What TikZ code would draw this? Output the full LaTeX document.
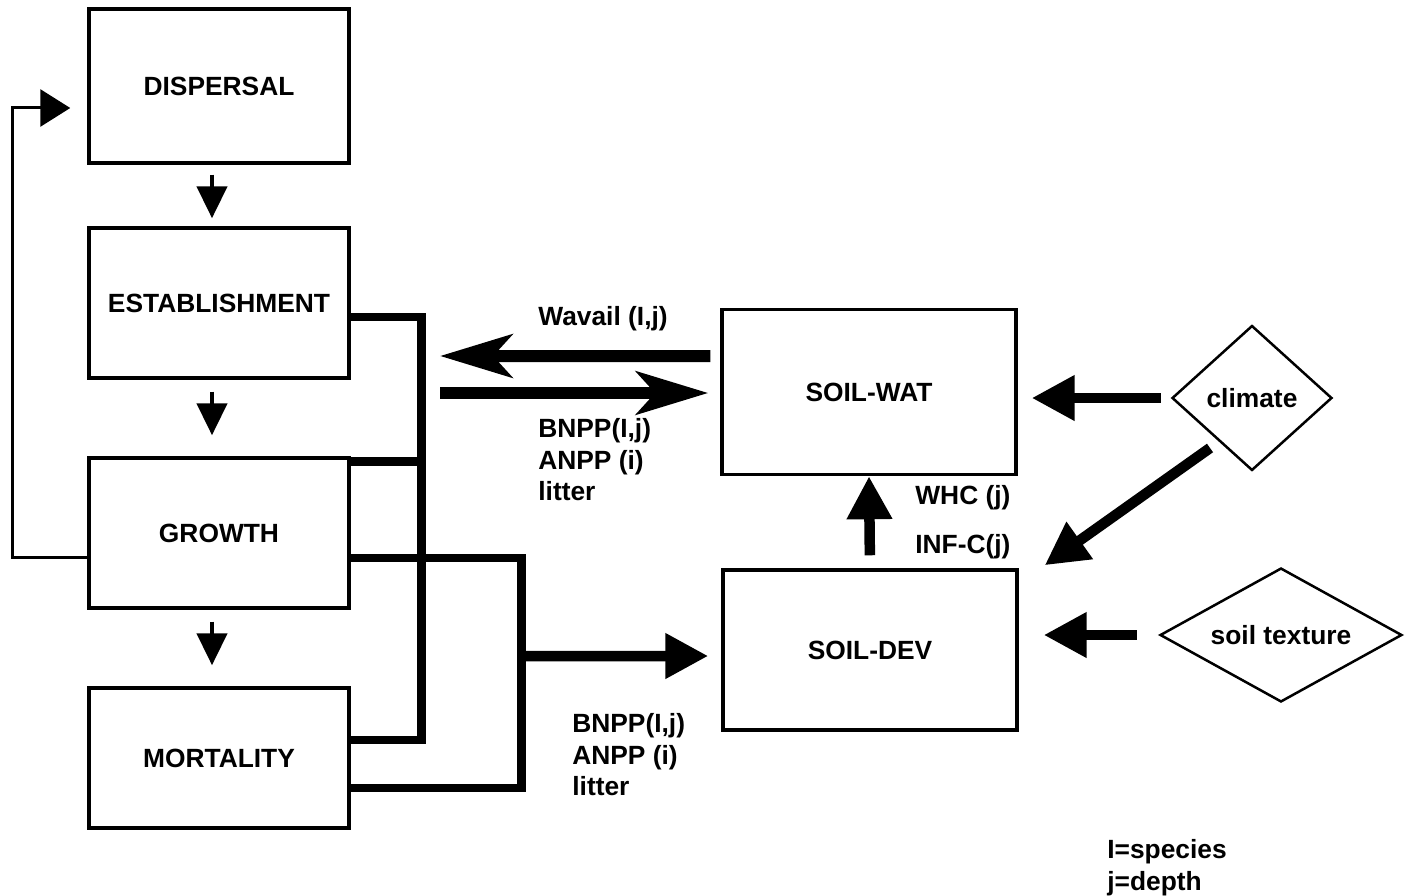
\documentclass[tikz,border=0pt]{standalone}
\usepackage{fontspec}
\setmainfont{Liberation Sans}
\usetikzlibrary{arrows.meta}
\usetikzlibrary{shapes.geometric}
\tikzset{box/.style = {draw, line width = 0.07cm, minimum width = 5.2cm, inner sep = 0}}
\tikzset{diam/.style = {draw, diamond, line width = 0.05cm, inner sep = 1pt}}
\tikzset{lbl/.style = {inner sep = 0, align = left}}
\tikzset{bus/.style = {line width = 0.17cm}}
\tikzset{smallarrow/.style = {line width = 0.09cm, -{Triangle[length = 0.64cm, width = 0.6cm]}}}
\tikzset{fbarrow/.style = {line width = 0.06cm, -{Triangle[length = 0.6cm, width = 0.74cm]}}}
\tikzset{bigarrow/.style = {line width = 0.21cm, -{Triangle[length = 0.86cm, width = 0.86cm]}}}
\tikzset{flowarrow/.style = {line width = 0.24cm, -{Stealth[length = 1.44cm, width = 0.86cm, inset = 0.38cm]}}}
\begin{document}
\begin{tikzpicture}[x = 0.02cm, y = -0.02cm,
    every node/.style = {font = \fontsize{15}{18}\selectfont\bfseries}]
  \useasboundingbox (0, 0) rectangle (1411, 896);
  % model boxes
  \node [box, minimum height = 3.08cm] (disp) at (219, 86) {DISPERSAL};
  \node [box, minimum height = 3cm] (est) at (219, 303) {ESTABLISHMENT};
  \node [box, minimum height = 3cm] (gro) at (219, 533) {GROWTH};
  \node [box, minimum height = 2.8cm] (mort) at (219, 758) {MORTALITY};
  \node [box, minimum width = 5.88cm, minimum height = 3.3cm] (wat) at (869, 392) {SOIL-WAT};
  \node [box, minimum width = 5.88cm, minimum height = 3.2cm] (dev) at (870, 650) {SOIL-DEV};
  \node [diam, minimum width = 3.2cm, minimum height = 2.9cm] (clim) at (1252, 398) {climate};
  \node [diam, aspect = 2, minimum width = 4.84cm, minimum height = 2.68cm] (tex) at (1281, 635) {soil texture};
  % free ends
  \coordinate (wlft) at (440, 356);
  \coordinate (blft) at (440, 393);
  \coordinate (split) at (520, 656);
  % plant sequence
  \draw [smallarrow] ([xshift = -0.14cm, yshift = -0.2cm]disp.south) -- ([xshift = -0.14cm, yshift = 0.16cm]est.north);
  \draw [smallarrow] ([xshift = -0.14cm, yshift = -0.24cm]est.south) -- ([xshift = -0.14cm, yshift = 0.42cm]gro.north);
  \draw [smallarrow] ([xshift = -0.14cm, yshift = -0.24cm]gro.south) -- ([xshift = -0.14cm, yshift = 0.42cm]mort.north);
  \draw [fbarrow] ([yshift = -0.48cm]gro.west) -- ++(-75, 0) |- ([xshift = -0.34cm, yshift = -0.44cm]disp.west);
  % litter lines
  \draw [bus] ([yshift = -0.28cm]est.east) -- ++(71, 0) |- ([yshift = 0.36cm]mort.east);
  \draw [bus] ([yshift = -0.1cm]gro.north east) -- ++(71, 0);
  \draw [bus] ([yshift = -0.5cm]gro.east) -- ++(171, 0) |- ([yshift = -0.6cm]mort.east);
  \draw [bigarrow] (split) -- ([xshift = -0.26cm, yshift = -0.12cm]dev.west);
  % water exchange
  \draw [flowarrow] ([xshift = -0.2cm, yshift = 0.72cm]wat.west) -- (wlft);
  \draw [flowarrow] (blft) -- ([xshift = -0.24cm, yshift = -0.02cm]wat.west);
  % drivers
  \draw [bigarrow, shorten <= 0.2cm, shorten >= 0.28cm] (clim.west) -- (wat.east |- clim.west);
  \draw [bigarrow, shorten <= 0.44cm, shorten >= 0.5cm] (tex.west) -- (dev.east |- tex.west);
  \draw [bigarrow] ([xshift = -0.84cm, yshift = -1cm]clim.center) -- ([xshift = 0.52cm, yshift = 0.06cm]dev.north east);
  \draw [bigarrow, shorten <= 0.26cm] (dev.north) -- (wat.south);
  % labels
  \node [lbl, anchor = west] (wav) at (538, 319) {Wavail (I,j)};
  \node [lbl, anchor = north west] (flux1) at (538, 418) {BNPP(I,j)\\ANPP (i)\\litter};
  \node [lbl, anchor = north west] (flux2) at (572, 713) {BNPP(I,j)\\ANPP (i)\\litter};
  \node [lbl, anchor = west] (whc) at (915, 498) {WHC (j)};
  \node [lbl, anchor = west] (inf) at (915, 547) {INF-C(j)};
  \node [lbl, anchor = north west] (key) at (1107, 839) {I=species\\j=depth};
\end{tikzpicture}
\end{document}
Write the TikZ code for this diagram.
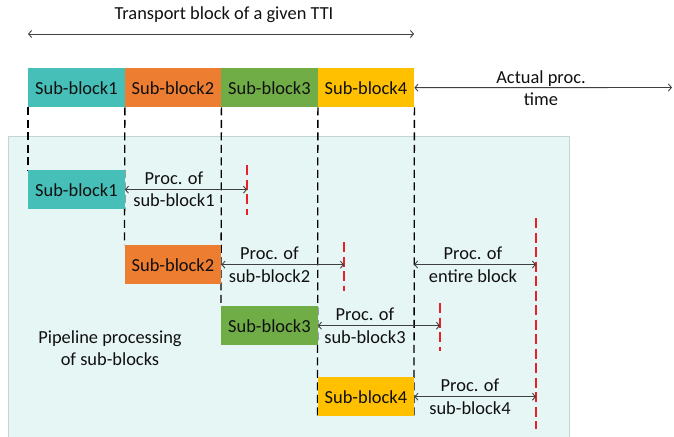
===
__Required work__:
Transcribe each entry precisely as given, leaving the pictures out.

__Result of this exercise__:
What TikZ code would draw this? Output the full LaTeX document.
\documentclass[tikz,border=0pt]{standalone}
\usepackage{fontspec}
\setmainfont{Liberation Sans}
\usetikzlibrary{arrows.meta}
\usetikzlibrary{shapes.geometric}
\tikzset{box/.style = {draw, line width = 0.07cm, minimum width = 5.2cm, inner sep = 0}}
\tikzset{diam/.style = {draw, diamond, line width = 0.05cm, inner sep = 1pt}}
\tikzset{lbl/.style = {inner sep = 0, align = left}}
\tikzset{bus/.style = {line width = 0.17cm}}
\tikzset{smallarrow/.style = {line width = 0.09cm, -{Triangle[length = 0.64cm, width = 0.6cm]}}}
\tikzset{fbarrow/.style = {line width = 0.06cm, -{Triangle[length = 0.6cm, width = 0.74cm]}}}
\tikzset{bigarrow/.style = {line width = 0.21cm, -{Triangle[length = 0.86cm, width = 0.86cm]}}}
\tikzset{flowarrow/.style = {line width = 0.24cm, -{Stealth[length = 1.44cm, width = 0.86cm, inset = 0.38cm]}}}
\begin{document}
\begin{tikzpicture}[x = 0.02cm, y = -0.02cm,
    every node/.style = {font = \fontsize{15}{18}\selectfont\bfseries}]
  \useasboundingbox (0, 0) rectangle (1411, 896);
  % model boxes
  \node [box, minimum height = 3.08cm] (disp) at (219, 86) {DISPERSAL};
  \node [box, minimum height = 3cm] (est) at (219, 303) {ESTABLISHMENT};
  \node [box, minimum height = 3cm] (gro) at (219, 533) {GROWTH};
  \node [box, minimum height = 2.8cm] (mort) at (219, 758) {MORTALITY};
  \node [box, minimum width = 5.88cm, minimum height = 3.3cm] (wat) at (869, 392) {SOIL-WAT};
  \node [box, minimum width = 5.88cm, minimum height = 3.2cm] (dev) at (870, 650) {SOIL-DEV};
  \node [diam, minimum width = 3.2cm, minimum height = 2.9cm] (clim) at (1252, 398) {climate};
  \node [diam, aspect = 2, minimum width = 4.84cm, minimum height = 2.68cm] (tex) at (1281, 635) {soil texture};
  % free ends
  \coordinate (wlft) at (440, 356);
  \coordinate (blft) at (440, 393);
  \coordinate (split) at (520, 656);
  % plant sequence
  \draw [smallarrow] ([xshift = -0.14cm, yshift = -0.2cm]disp.south) -- ([xshift = -0.14cm, yshift = 0.16cm]est.north);
  \draw [smallarrow] ([xshift = -0.14cm, yshift = -0.24cm]est.south) -- ([xshift = -0.14cm, yshift = 0.42cm]gro.north);
  \draw [smallarrow] ([xshift = -0.14cm, yshift = -0.24cm]gro.south) -- ([xshift = -0.14cm, yshift = 0.42cm]mort.north);
  \draw [fbarrow] ([yshift = -0.48cm]gro.west) -- ++(-75, 0) |- ([xshift = -0.34cm, yshift = -0.44cm]disp.west);
  % litter lines
  \draw [bus] ([yshift = -0.28cm]est.east) -- ++(71, 0) |- ([yshift = 0.36cm]mort.east);
  \draw [bus] ([yshift = -0.1cm]gro.north east) -- ++(71, 0);
  \draw [bus] ([yshift = -0.5cm]gro.east) -- ++(171, 0) |- ([yshift = -0.6cm]mort.east);
  \draw [bigarrow] (split) -- ([xshift = -0.26cm, yshift = -0.12cm]dev.west);
  % water exchange
  \draw [flowarrow] ([xshift = -0.2cm, yshift = 0.72cm]wat.west) -- (wlft);
  \draw [flowarrow] (blft) -- ([xshift = -0.24cm, yshift = -0.02cm]wat.west);
  % drivers
  \draw [bigarrow, shorten <= 0.2cm, shorten >= 0.28cm] (clim.west) -- (wat.east |- clim.west);
  \draw [bigarrow, shorten <= 0.44cm, shorten >= 0.5cm] (tex.west) -- (dev.east |- tex.west);
  \draw [bigarrow] ([xshift = -0.84cm, yshift = -1cm]clim.center) -- ([xshift = 0.52cm, yshift = 0.06cm]dev.north east);
  \draw [bigarrow, shorten <= 0.26cm] (dev.north) -- (wat.south);
  % labels
  \node [lbl, anchor = west] (wav) at (538, 319) {Wavail (I,j)};
  \node [lbl, anchor = north west] (flux1) at (538, 418) {BNPP(I,j)\\ANPP (i)\\litter};
  \node [lbl, anchor = north west] (flux2) at (572, 713) {BNPP(I,j)\\ANPP (i)\\litter};
  \node [lbl, anchor = west] (whc) at (915, 498) {WHC (j)};
  \node [lbl, anchor = west] (inf) at (915, 547) {INF-C(j)};
  \node [lbl, anchor = north west] (key) at (1107, 839) {I=species\\j=depth};
\end{tikzpicture}
\end{document}
Write the TikZ code for this diagram.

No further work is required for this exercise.